_Task requirements_
Print the listing from its top line through the line containing "import * as", nothing more, and leave out the pictures.

_Dataset section_
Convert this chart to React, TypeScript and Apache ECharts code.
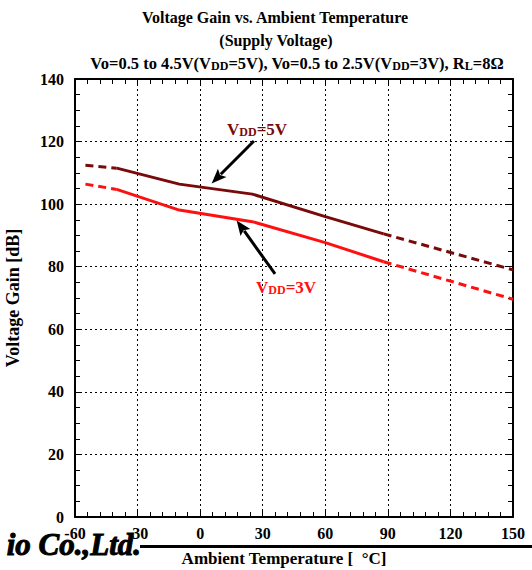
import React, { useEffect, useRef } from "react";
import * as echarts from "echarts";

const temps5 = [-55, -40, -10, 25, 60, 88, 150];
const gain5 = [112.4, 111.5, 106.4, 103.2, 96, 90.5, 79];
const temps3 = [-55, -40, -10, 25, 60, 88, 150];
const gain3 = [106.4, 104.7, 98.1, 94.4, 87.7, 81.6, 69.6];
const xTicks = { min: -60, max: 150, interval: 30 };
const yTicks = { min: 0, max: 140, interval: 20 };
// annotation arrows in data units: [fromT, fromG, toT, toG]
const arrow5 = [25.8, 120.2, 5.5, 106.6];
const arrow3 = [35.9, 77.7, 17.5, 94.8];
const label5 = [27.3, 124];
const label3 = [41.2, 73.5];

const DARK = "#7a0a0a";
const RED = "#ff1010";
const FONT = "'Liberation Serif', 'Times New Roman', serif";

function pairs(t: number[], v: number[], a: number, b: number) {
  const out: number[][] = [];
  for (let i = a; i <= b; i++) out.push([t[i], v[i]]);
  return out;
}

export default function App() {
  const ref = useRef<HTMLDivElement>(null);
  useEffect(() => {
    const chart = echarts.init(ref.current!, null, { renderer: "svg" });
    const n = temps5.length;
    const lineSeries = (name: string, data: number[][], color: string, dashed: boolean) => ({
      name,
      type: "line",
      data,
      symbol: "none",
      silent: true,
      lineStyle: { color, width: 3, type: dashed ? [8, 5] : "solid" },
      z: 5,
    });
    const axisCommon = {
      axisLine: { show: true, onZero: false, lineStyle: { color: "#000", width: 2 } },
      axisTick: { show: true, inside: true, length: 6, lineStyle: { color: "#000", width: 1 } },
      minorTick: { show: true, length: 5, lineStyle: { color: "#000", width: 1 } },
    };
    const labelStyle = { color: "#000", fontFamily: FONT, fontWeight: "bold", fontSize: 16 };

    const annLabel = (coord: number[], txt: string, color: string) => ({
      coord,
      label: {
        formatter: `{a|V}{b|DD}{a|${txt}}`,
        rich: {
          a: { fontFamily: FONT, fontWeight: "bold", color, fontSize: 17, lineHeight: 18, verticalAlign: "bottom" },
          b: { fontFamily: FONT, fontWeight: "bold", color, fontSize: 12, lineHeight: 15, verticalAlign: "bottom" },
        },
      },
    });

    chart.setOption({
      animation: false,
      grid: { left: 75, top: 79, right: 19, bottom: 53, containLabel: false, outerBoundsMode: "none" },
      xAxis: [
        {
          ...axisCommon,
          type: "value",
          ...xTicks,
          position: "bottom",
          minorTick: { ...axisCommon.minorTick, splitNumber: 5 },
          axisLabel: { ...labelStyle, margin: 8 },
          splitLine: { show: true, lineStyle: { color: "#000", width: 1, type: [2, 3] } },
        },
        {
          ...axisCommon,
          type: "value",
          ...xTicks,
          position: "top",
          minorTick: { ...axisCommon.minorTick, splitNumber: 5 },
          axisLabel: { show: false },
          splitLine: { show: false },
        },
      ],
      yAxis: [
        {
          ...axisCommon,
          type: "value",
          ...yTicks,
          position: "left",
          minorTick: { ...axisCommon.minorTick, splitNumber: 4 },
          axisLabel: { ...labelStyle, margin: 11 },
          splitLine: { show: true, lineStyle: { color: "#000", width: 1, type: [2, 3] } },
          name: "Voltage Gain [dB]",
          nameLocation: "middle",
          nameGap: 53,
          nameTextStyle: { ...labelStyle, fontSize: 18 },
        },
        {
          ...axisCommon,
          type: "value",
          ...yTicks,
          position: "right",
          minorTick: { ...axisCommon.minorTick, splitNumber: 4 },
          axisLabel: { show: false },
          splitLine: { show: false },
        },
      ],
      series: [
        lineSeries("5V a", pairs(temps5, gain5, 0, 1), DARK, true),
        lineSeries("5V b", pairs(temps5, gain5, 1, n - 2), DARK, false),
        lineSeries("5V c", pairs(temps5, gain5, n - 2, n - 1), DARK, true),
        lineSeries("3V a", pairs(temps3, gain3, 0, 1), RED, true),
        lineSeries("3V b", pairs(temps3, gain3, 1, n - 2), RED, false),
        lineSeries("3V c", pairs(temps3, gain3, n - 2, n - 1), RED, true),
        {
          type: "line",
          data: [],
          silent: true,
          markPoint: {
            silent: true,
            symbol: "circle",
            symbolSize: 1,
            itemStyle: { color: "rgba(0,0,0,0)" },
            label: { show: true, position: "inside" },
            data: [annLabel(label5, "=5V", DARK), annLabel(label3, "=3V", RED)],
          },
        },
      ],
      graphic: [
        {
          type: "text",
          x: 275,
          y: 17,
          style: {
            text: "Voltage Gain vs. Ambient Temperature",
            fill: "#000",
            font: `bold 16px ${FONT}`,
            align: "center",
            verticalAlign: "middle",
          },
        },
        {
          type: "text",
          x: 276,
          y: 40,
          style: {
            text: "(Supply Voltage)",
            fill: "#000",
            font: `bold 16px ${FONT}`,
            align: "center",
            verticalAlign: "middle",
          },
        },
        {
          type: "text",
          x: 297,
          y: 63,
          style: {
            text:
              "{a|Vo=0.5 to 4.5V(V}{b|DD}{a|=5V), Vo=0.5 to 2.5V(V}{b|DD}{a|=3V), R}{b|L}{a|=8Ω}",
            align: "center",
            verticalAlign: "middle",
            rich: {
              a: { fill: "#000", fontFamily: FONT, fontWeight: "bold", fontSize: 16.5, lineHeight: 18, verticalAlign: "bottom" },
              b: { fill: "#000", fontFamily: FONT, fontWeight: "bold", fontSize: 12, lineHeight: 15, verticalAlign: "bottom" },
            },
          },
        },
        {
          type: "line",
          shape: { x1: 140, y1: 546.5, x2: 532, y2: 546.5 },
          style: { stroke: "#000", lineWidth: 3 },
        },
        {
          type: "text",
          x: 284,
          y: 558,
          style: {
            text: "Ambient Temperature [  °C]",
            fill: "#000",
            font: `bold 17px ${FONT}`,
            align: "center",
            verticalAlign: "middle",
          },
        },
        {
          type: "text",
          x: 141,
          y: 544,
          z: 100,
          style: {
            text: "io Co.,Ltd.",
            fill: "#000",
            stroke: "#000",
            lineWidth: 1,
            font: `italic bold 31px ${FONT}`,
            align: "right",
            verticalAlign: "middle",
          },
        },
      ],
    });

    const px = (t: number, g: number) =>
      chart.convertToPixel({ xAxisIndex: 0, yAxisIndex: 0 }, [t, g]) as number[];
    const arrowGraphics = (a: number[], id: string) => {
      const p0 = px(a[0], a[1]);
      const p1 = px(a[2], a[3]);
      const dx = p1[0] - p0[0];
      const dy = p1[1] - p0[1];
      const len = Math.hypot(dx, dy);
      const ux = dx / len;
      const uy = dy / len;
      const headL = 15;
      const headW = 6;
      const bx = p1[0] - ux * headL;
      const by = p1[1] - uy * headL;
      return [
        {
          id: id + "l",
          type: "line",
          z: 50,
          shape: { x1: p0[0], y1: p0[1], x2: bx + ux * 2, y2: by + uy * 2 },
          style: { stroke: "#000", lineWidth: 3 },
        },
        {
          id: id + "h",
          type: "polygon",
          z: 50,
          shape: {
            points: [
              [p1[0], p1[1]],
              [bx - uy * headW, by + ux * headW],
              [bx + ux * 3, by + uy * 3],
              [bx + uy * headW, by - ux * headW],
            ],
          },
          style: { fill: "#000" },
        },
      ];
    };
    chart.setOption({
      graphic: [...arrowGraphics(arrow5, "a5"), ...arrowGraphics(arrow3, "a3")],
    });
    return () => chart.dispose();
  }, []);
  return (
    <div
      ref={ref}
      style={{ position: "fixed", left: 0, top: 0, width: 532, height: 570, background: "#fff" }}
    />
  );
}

_Answer to this exercise_
Convert this chart to React, TypeScript and Apache ECharts code.
import React, { useEffect, useRef } from "react";
import * as echarts from "echarts";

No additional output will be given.